* **Data block**
# # # # #
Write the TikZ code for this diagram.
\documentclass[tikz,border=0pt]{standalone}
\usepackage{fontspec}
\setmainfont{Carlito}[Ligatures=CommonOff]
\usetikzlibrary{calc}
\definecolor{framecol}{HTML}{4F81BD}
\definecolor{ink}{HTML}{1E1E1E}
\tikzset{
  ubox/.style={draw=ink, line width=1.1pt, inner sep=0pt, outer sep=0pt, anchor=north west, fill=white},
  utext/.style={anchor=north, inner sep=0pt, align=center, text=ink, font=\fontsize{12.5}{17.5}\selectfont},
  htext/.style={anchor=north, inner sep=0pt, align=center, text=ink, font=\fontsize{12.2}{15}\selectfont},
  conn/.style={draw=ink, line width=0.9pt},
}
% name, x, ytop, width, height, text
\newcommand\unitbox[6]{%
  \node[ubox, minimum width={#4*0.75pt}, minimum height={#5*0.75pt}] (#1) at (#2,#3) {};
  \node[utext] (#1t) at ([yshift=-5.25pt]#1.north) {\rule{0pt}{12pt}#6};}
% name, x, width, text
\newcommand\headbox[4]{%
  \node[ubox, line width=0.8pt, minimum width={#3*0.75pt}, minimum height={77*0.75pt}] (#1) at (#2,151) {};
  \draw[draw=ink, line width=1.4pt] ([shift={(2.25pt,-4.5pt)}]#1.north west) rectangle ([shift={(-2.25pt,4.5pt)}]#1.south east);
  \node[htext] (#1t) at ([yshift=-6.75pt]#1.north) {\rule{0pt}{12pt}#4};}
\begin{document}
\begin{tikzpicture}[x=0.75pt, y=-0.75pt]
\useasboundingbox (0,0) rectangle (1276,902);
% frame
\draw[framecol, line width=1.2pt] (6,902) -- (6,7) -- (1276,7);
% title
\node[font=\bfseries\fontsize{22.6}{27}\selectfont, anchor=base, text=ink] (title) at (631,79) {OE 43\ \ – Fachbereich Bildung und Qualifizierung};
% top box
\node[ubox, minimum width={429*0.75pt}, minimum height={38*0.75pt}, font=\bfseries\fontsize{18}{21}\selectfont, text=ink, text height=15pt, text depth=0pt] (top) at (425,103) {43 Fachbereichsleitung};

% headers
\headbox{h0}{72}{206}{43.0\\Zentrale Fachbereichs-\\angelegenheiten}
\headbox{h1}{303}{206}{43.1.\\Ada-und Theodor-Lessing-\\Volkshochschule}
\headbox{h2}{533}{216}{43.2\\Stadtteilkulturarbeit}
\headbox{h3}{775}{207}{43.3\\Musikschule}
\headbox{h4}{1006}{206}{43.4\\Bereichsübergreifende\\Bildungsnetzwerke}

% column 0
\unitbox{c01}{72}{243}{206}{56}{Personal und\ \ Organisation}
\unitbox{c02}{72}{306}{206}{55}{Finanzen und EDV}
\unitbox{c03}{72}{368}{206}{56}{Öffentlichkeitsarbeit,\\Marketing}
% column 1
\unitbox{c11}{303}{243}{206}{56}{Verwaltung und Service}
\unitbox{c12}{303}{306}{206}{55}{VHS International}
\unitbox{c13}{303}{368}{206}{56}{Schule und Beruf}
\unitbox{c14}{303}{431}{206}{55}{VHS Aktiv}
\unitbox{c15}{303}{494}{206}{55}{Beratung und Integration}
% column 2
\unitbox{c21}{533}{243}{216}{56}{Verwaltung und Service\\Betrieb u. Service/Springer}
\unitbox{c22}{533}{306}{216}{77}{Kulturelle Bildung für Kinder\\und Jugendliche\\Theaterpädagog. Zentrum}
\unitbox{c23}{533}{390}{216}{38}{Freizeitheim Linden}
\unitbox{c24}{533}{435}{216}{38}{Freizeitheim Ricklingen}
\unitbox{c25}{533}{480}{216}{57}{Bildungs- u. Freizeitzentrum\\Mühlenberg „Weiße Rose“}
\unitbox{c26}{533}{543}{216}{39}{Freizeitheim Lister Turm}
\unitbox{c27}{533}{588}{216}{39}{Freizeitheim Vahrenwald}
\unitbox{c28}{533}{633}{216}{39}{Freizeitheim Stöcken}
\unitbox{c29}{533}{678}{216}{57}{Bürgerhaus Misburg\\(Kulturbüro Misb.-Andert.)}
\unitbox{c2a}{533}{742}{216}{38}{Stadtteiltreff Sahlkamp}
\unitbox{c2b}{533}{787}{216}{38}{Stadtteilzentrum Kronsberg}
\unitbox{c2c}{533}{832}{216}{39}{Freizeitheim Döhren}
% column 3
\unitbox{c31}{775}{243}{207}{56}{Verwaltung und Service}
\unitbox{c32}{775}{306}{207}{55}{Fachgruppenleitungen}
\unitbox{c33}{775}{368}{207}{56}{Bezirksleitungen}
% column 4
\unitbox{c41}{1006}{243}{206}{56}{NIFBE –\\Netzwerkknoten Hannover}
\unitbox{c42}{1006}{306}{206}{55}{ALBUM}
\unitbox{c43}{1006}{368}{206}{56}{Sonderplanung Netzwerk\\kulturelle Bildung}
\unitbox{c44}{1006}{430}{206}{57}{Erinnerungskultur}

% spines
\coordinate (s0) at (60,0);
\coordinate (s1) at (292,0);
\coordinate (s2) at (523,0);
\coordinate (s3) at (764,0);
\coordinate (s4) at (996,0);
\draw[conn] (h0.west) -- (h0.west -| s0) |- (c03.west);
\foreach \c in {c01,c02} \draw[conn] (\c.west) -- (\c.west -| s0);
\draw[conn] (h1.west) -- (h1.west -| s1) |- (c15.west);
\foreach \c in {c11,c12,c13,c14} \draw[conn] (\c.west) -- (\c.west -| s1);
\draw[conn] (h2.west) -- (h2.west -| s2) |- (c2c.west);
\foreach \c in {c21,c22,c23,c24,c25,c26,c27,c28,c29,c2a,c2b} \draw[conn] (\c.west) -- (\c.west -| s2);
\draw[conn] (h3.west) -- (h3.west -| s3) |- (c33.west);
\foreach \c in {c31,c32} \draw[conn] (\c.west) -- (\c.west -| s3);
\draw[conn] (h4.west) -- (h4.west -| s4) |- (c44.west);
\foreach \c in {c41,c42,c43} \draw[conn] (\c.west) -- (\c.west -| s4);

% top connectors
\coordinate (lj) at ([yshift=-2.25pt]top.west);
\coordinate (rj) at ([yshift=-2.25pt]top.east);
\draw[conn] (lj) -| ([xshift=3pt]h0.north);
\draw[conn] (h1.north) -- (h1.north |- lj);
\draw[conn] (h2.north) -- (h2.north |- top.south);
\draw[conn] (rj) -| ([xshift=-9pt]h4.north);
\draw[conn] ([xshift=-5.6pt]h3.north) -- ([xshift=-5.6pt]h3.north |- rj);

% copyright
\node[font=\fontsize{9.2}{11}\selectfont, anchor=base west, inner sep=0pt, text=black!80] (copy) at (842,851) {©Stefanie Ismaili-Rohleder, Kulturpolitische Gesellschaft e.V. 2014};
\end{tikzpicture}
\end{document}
# # # # #
* **What you are asked to do**
Look at the material above and copy, word for word, its lines from the first through the one containing "text height=15pt, text".

* **Solution to the problem**
Write the TikZ code for this diagram.
\documentclass[tikz,border=0pt]{standalone}
\usepackage{fontspec}
\setmainfont{Carlito}[Ligatures=CommonOff]
\usetikzlibrary{calc}
\definecolor{framecol}{HTML}{4F81BD}
\definecolor{ink}{HTML}{1E1E1E}
\tikzset{
  ubox/.style={draw=ink, line width=1.1pt, inner sep=0pt, outer sep=0pt, anchor=north west, fill=white},
  utext/.style={anchor=north, inner sep=0pt, align=center, text=ink, font=\fontsize{12.5}{17.5}\selectfont},
  htext/.style={anchor=north, inner sep=0pt, align=center, text=ink, font=\fontsize{12.2}{15}\selectfont},
  conn/.style={draw=ink, line width=0.9pt},
}
% name, x, ytop, width, height, text
\newcommand\unitbox[6]{%
  \node[ubox, minimum width={#4*0.75pt}, minimum height={#5*0.75pt}] (#1) at (#2,#3) {};
  \node[utext] (#1t) at ([yshift=-5.25pt]#1.north) {\rule{0pt}{12pt}#6};}
% name, x, width, text
\newcommand\headbox[4]{%
  \node[ubox, line width=0.8pt, minimum width={#3*0.75pt}, minimum height={77*0.75pt}] (#1) at (#2,151) {};
  \draw[draw=ink, line width=1.4pt] ([shift={(2.25pt,-4.5pt)}]#1.north west) rectangle ([shift={(-2.25pt,4.5pt)}]#1.south east);
  \node[htext] (#1t) at ([yshift=-6.75pt]#1.north) {\rule{0pt}{12pt}#4};}
\begin{document}
\begin{tikzpicture}[x=0.75pt, y=-0.75pt]
\useasboundingbox (0,0) rectangle (1276,902);
% frame
\draw[framecol, line width=1.2pt] (6,902) -- (6,7) -- (1276,7);
% title
\node[font=\bfseries\fontsize{22.6}{27}\selectfont, anchor=base, text=ink] (title) at (631,79) {OE 43\ \ – Fachbereich Bildung und Qualifizierung};
% top box
\node[ubox, minimum width={429*0.75pt}, minimum height={38*0.75pt}, font=\bfseries\fontsize{18}{21}\selectfont, text=ink, text height=15pt, text depth=0pt] (top) at (425,103) {43 Fachbereichsleitung};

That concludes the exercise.